Evans can’t pinpoint an exact favorite in the collection, but he says he’s fond of the Trcic pieces. He does some fantastic very detailed work, there’s kind of a grace and fluidity to the dinosaurs and the sculptures,” says Evans.
The museum continues to grow the collection, adding artworks that reflect the changing field of paleontology. Adding more artwork featuring feathered dinosaurs is a priority, according to Evans. There are other dinosaur art collections out there (the Smithsonian maintains a historical paleoart collection) but Evans is not aware of any that exist on such a grand scale.

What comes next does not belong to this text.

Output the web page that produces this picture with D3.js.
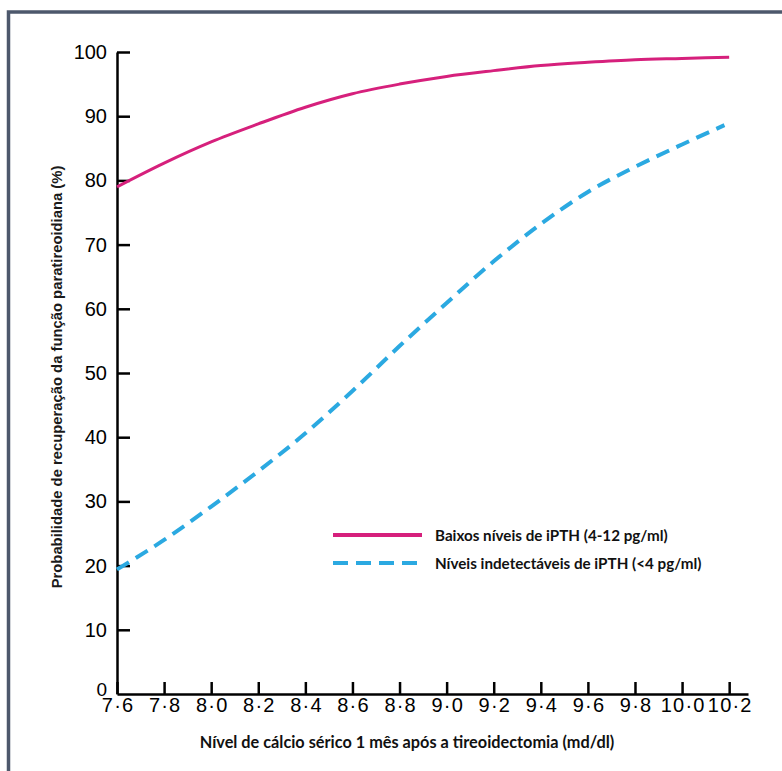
<!DOCTYPE html>
<html>
<head>
<meta charset="utf-8">
<script src="https://cdn.jsdelivr.net/npm/d3@7"></script>
<style>
  body { margin: 0; background: #fff; }
</style>
</head>
<body>
<div id="chart-area"></div>
<script>
// Data
const calcium = [7.6, 7.8, 8.0, 8.2, 8.4, 8.6, 8.8, 9.0, 9.2, 9.4, 9.6, 9.8, 10.0, 10.2];
const lowPTH = [79, 82.7, 86.0, 88.8, 91.4, 93.5, 95.0, 96.2, 97.1, 97.9, 98.4, 98.8, 99.0, 99.2];
const calciumUndet = [7.6, 7.8, 8.0, 8.2, 8.4, 8.6, 8.8, 9.0, 9.2, 9.4, 9.6, 9.8, 10.0, 10.18];
const undetPTH = [19.4, 24, 29.2, 34.7, 40.6, 47.2, 54.2, 60.9, 67.4, 73.2, 78.2, 82.1, 85.6, 88.6];
const xTicks = [7.6, 7.8, 8.0, 8.2, 8.4, 8.6, 8.8, 9.0, 9.2, 9.4, 9.6, 9.8, 10.0, 10.2];
const yTicks = [0, 10, 20, 30, 40, 50, 60, 70, 80, 90, 100];
const legendLabels = ["Baixos níveis de iPTH (4-12 pg/ml)", "Níveis indetectáveis de iPTH (<4 pg/ml)"];

const svgWidth = 782, svgHeight = 771;
const magenta = "#d6207c";
const blue = "#2ba9e1";

const canvas = d3.select("#chart-area")
  .append("svg")
    .attr("width", svgWidth)
    .attr("height", svgHeight);

// frame (only top and left edges show in the crop)
canvas.append("path")
  .attr("d", `M8.5,${svgHeight} V12 H${svgWidth}`)
  .attr("fill", "none")
  .attr("stroke", "#4d586c")
  .attr("stroke-width", 3.5);

// the x axis line runs a bit past the last tick
const x = d3.scaleLinear()
  .domain([7.6, 10.28])
  .range([117, 748]);
const y = d3.scaleLinear()
  .domain([0, 100])
  .range([694, 52]);

const xAxisCall = d3.axisBottom(x)
  .tickValues(xTicks)
  .tickFormat(d => d3.format(".1f")(d).replace(".", "·"))
  .tickSizeInner(-12)
  .tickSizeOuter(0)
  .tickPadding(4);
const xAxis = canvas.append("g")
  .attr("transform", `translate(0,${y(0)})`)
  .call(xAxisCall);

const yAxisCall = d3.axisLeft(y)
  .tickValues(yTicks)
  .tickSizeInner(-13)
  .tickSizeOuter(0)
  .tickPadding(10);
const yAxis = canvas.append("g")
  .attr("transform", `translate(${x(7.6)},0)`)
  .call(yAxisCall);
yAxis.select(".tick:first-of-type line").remove();

[xAxis, yAxis].forEach(ax => {
  ax.select(".domain")
    .attr("stroke", "#000")
    .attr("stroke-width", 2.5);
  ax.selectAll(".tick line")
    .attr("stroke", "#000")
    .attr("stroke-width", 2.5);
  ax.selectAll("text")
    .attr("fill", "#000")
    .attr("font-family", "Liberation Sans, Arial, sans-serif")
    .attr("font-size", 20);
});
xAxis.selectAll("text")
  .attr("letter-spacing", 1.2)
  .attr("dx", 0.6);
// zero sits a little higher so it clears 7·6
yAxis.select(".tick:first-of-type text")
  .attr("y", -5)
  .attr("font-size", 19);

const line = d3.line()
  .x(d => x(d[0]))
  .y(d => y(d[1]))
  .curve(d3.curveMonotoneX);

canvas.append("path")
  .datum(d3.zip(calcium, lowPTH))
  .attr("fill", "none")
  .attr("stroke", magenta)
  .attr("stroke-width", 3)
  .attr("d", line);

canvas.append("path")
  .datum(d3.zip(calciumUndet, undetPTH))
  .attr("fill", "none")
  .attr("stroke", blue)
  .attr("stroke-width", 4)
  .attr("stroke-dasharray", "14,8")
  .attr("d", line);

// Legend
const legend = canvas.append("g")
  .attr("transform", "translate(333,535)");
const legendItems = legend.selectAll("g")
  .data(legendLabels)
  .enter()
  .append("g")
    .attr("transform", (d, i) => `translate(0,${i * 28})`);
legendItems.append("line")
  .attr("x1", 0)
  .attr("x2", 89)
  .attr("stroke", (d, i) => i === 0 ? magenta : blue)
  .attr("stroke-width", 4)
  .attr("stroke-dasharray", (d, i) => i === 0 ? null : "15,8");
legendItems.append("text")
  .text(d => d)
  .attr("x", 102)
  .attr("y", 6)
  .attr("font-family", "Lato, sans-serif")
  .attr("font-weight", 700)
  .attr("font-size", 15.2)
  .attr("fill", "#111");

// Axis titles
canvas.append("text")
  .text("Nível de cálcio sérico 1 mês após a tireoidectomia (md/dl)")
  .attr("x", 407)
  .attr("y", 748)
  .attr("text-anchor", "middle")
  .attr("font-family", "Lato, sans-serif")
  .attr("font-weight", 700)
  .attr("font-size", 16.3)
  .attr("fill", "#111");

canvas.append("text")
  .text("Probabilidade de recuperação da função paratireoidiana (%)")
  .attr("transform", "translate(62,377) rotate(-90)")
  .attr("text-anchor", "middle")
  .attr("font-family", "Liberation Sans, Arial, sans-serif")
  .attr("font-weight", 700)
  .attr("font-size", 14.8)
  .attr("fill", "#1a1a1a");
</script>
</body>
</html>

Lanzendorf does miss his dinosaurs, but his legacy in the paleoart world is cemented. Once a year the Society of Vertebrate Paleontology awards the John J. Lanzendorf PaleoArt Prize to artists in three different categories. And Lanzendorf has moved onto a new passion: Asian art. Sparked by the Mongolia trip, he now shares the same one bedroom apartment with an array of art gathered from India, Thailand, Mongolia, China and other countries. A 400-pound gilded bronze Buddha from the early 1700s resides in his living room where dinosaurs once ruled.
Lanzendorf also shares the apartment with his dog, Rafael Nadal, named for the highly ranked Spanish tennis player. Rafael is a Grand Basset Griffon Vendeen, a French breed that resembles a shaggy basset hound mashed up with a terrier. Popular in France, the dogs are rare in the United States.
“I’ve always liked unusual things,” says Lanzendorf, who still works four days a week as a hairstylist.
He once bred endangered parrots, sharing his apartment with ten of the birds. In the ‘80s he raised award-winning show cats, including Dr. Pepper, a Grand Champion Himalayan with snow-white fur and shocking blue eyes.
For now, Lanzendorf is content to amass more items for his Asian art collection. But he plans to graduate from that, too.
“I think I might go into dog art,” he says. “It’s become very popular in galleries on Madison Avenue.”